Consider where you will use the multitrack recorder:
Multitrack recorders are available in a wide variety of sizes, ranging from being small enough to comfortably hang around your neck to being too large to even consider moving from its location. For field recordings, choose a portable multitrack recorder that you can comfortably hold in one hand. If you travel around recoding musicians, select a solid state recorder that is easy to transport in a backpack or messenger bag. If you have no need to transport the multitrack recorder anywhere, you are free to choose any size that works for you and your space.

Decide if you prefer hardware or software:
Some musicians and producers thrive when using hardware, but not when using software and vice versa. If you’re a hands-on person who struggles with software interfaces, you might want to stick with hardware. However, keep in mind that many software applications offer far more features and audio sampling-rates than their hardware counterparts. They can also save you money and are endlessly expandable since it is possible to add additional audio plugins to the application. People who like to use both hardware and software may want to consider purchasing a digital audio workstation (DAW), a portable audio interface, and a MIDI controller to control the software.

Figure out which audio formats you need:
Different software and hardware recorders will allow you to record in varying audio file formats, such as WAV, AIFF, and MP3. While some recorders will allow you to choose your preferred file format, others will not. Check the technical specifications on the digital recorder to figure out which formats it uses.

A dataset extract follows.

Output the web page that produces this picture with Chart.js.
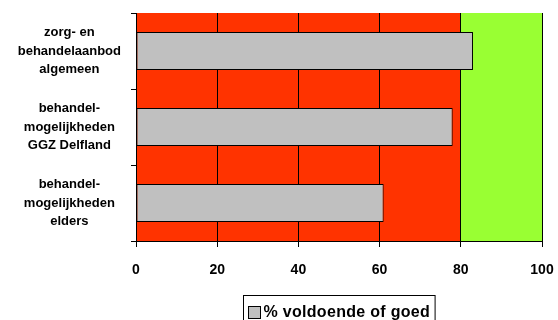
<!DOCTYPE html>
<html>
<head>
<meta charset="utf-8">
<script src="https://cdn.jsdelivr.net/npm/chart.js@4"></script>
<style>
  html, body { margin: 0; padding: 0; background: #ffffff; }
  #wrap { width: 558px; height: 320px; overflow: hidden; }
</style>
</head>
<body>
<div id="wrap"><canvas id="c" width="558" height="320"></canvas></div>
<script>
// Survey items (multi-line labels) and share rated sufficient or good
const categories = [
  ["zorg- en", "behandelaanbod", "algemeen"],
  ["behandel-", "mogelijkheden", "GGZ Delfland"],
  ["behandel-", "mogelijkheden", "elders"]
];
const values = [83, 78, 61];
const xTicks = [0, 20, 40, 60, 80, 100];
const seriesName = "% voldoende of goed";
// Background zones: below 80 red, 80 and up green
const zoneLimits = [0, 80, 100];
const zoneColors = ["#FF3300", "#99FF33"];

const FONT = "'Liberation Sans', Arial, sans-serif";

// Paints the coloured zones behind the grid and bars
const zonePlugin = {
  id: "zones",
  beforeDraw(chart) {
    const { ctx, chartArea, scales } = chart;
    const x = scales.x;
    ctx.save();
    for (let i = 0; i < zoneColors.length; i++) {
      const x0 = x.getPixelForValue(zoneLimits[i]);
      const x1 = x.getPixelForValue(zoneLimits[i + 1]);
      ctx.fillStyle = zoneColors[i];
      ctx.fillRect(x0, chartArea.top, x1 - x0, chartArea.bottom - chartArea.top);
    }
    ctx.restore();
  }
};

// Boxed legend centred under the plot area
const boxLegendPlugin = {
  id: "boxLegend",
  afterDraw(chart) {
    const { ctx, chartArea } = chart;
    const ds = chart.data.datasets[0];
    ctx.save();
    ctx.font = "bold 16px " + FONT;
    if ("letterSpacing" in ctx) ctx.letterSpacing = "0.3px";
    const tw = ctx.measureText(ds.label).width;
    const sw = 12, gap = 3, pad = 5;
    const w = pad + sw + gap + tw + pad;
    const cx = (chartArea.left + chartArea.right) / 2;
    const left = Math.round(cx - w / 2) + 0.5;
    const top = Math.round(chartArea.bottom + 54) + 0.5;
    ctx.lineWidth = 1;
    ctx.strokeStyle = "#000";
    ctx.fillStyle = "#fff";
    ctx.fillRect(left, top, w, 40);
    ctx.strokeRect(left, top, w, 40);
    const sy = top + 11;
    ctx.fillStyle = ds.backgroundColor;
    ctx.fillRect(left + pad, sy, sw, sw);
    ctx.strokeRect(left + pad, sy, sw, sw);
    ctx.fillStyle = "#000";
    ctx.textBaseline = "alphabetic";
    ctx.textAlign = "left";
    ctx.fillText(ds.label, left + pad + sw + gap, top + 21);
    ctx.restore();
  }
};

new Chart(document.getElementById("c"), {
  type: "bar",
  data: {
    labels: categories,
    datasets: [{
      label: seriesName,
      data: values,
      backgroundColor: "#C0C0C0",
      borderColor: "#000000",
      borderWidth: 1,
      borderSkipped: false,
      barPercentage: 0.5,
      categoryPercentage: 1.0
    }]
  },
  options: {
    indexAxis: "y",
    responsive: false,
    devicePixelRatio: 1,
    animation: false,
    layout: { padding: { top: 13, right: 16, bottom: 0, left: 0 } },
    plugins: {
      legend: { display: false },
      tooltip: { enabled: false }
    },
    scales: {
      x: {
        type: "linear",
        min: xTicks[0],
        max: xTicks[xTicks.length - 1],
        afterBuildTicks(scale) { scale.ticks = xTicks.map(v => ({ value: v })); },
        afterFit(scale) {
          scale.height = 79;
          scale.paddingLeft = 0;
          scale.paddingRight = 0;
        },
        ticks: {
          color: "#000",
          font: { family: FONT, size: 14, weight: "bold" },
          padding: 15,
          maxRotation: 0
        },
        grid: { color: "#000", lineWidth: 1, tickLength: 6, drawOnChartArea: true },
        border: { display: true, color: "#000", width: 1 }
      },
      y: {
        type: "category",
        afterFit(scale) {
          scale.width = 136;
          scale.paddingTop = 0;
          scale.paddingBottom = 0;
        },
        ticks: {
          color: "#000",
          font: { family: FONT, size: 13, weight: "bold", lineHeight: 1.4 },
          crossAlign: "center",
          padding: 10
        },
        grid: { color: "#000", lineWidth: 1, tickLength: 5, drawOnChartArea: false, offset: true },
        border: { display: true, color: "#000", width: 1 }
      }
    }
  },
  plugins: [zonePlugin, boxLegendPlugin]
});
</script>
</body>
</html>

Always follow the cardinal rule – Try before you buy:
Finally, never purchase a digital multitrack recorder without trying it first. Trying out most software solutions is relatively easy: Download a demo version from the Web and use it until it expires. For hardware based systems, you’ll need to find a store that sells the digital audio recorders you’re interested in. Always call before you arrive to make sure they have what you’re looking for.